KABUL -- Nobel Peace Prize winner Malala Yousafzai, who was shot by the Tehreek-e-Taliban Pakistan (TTP) as a schoolgirl, has urged Afghanistan's new rulers to let girls return to school.
It has been one month since the Afghan Taliban, who seized power in August, excluded girls from returning to secondary school while ordering boys back to class.
The Taliban have claimed they will allow girls to return once they have ensured security and stricter segregation under their interpretation of Islamic law -- but many are sceptical.
"To the Taliban authorities...reverse the de facto ban on girls' education and re-open girls' secondary schools immediately," Yousafzai and a number of Afghan women's rights activists said in an open letter published on Sunday (October 17).
Yousafzai called on the leaders of Muslim nations to make it clear to the Taliban that "religion does not justify preventing girls from going to school".
"Afghanistan is now the only country in the world that forbids girls' education," said the writers, who included the chairwoman of the Afghan human rights commission under the last US-backed government, Shaharzad Akbar.
The authors called on G20 world leaders to provide urgent funding for an education plan for Afghan children.
A petition alongside the letter had on Monday received more than 640,000 signatures.
Education activist Yousafzai was shot by militants of the TTP, an offshoot of the Afghan Taliban, in her hometown in the Swat Valley while on a school bus in 2012.
She has lived in England since being treated there for her injuries and won the Peace Prize in 2014.
US and Afghan forces killed the TTP leader who plotted her shooting, Mullah Fazlullah, in Kunar province in 2018.
Now 24 years old, Yousafzai advocates for girls' education, with her non-profit Malala Fund having invested $2 million in Afghanistan.

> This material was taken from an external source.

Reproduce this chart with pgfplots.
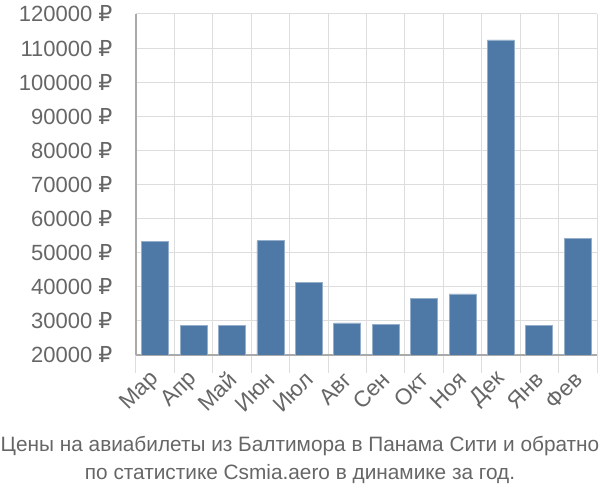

The Taliban were notorious for their oppressive rule from 1996 to 2001, when they largely barred women from work and school, including a ban on them leaving their homes unless a male relative accompanied them.
Yousafzai is not alone in urging the Taliban to allow girls to return to school.
United Nations (UN) Secretary-General António Guterres on October 11 slammed the Taliban's "broken" promises to Afghan women and girls.
"I am particularly alarmed to see promises made to Afghan women and girls by the Taliban being broken," Guterres told reporters.
"I strongly appeal to the Taliban to keep their promises to women and girls and fulfill their obligations under international human rights and humanitarian law."
The UN "will not give up" on the issue, said Guterres, adding that the body discusses it daily with the Taliban, who have been in power since mid-August but whose government is still not internationally recognised.
"Broken promises lead to broken dreams for the women and girls of Afghanistan," Guterres said, noting that three million girls have enrolled in school since 2001, and that the average length of education for girls has increased from six years to 10.
"Eighty percent of Afghanistan's economy is informal, with a preponderant role of women. Without them, there is no way the Afghan economy and society will recover," the UN chief warned.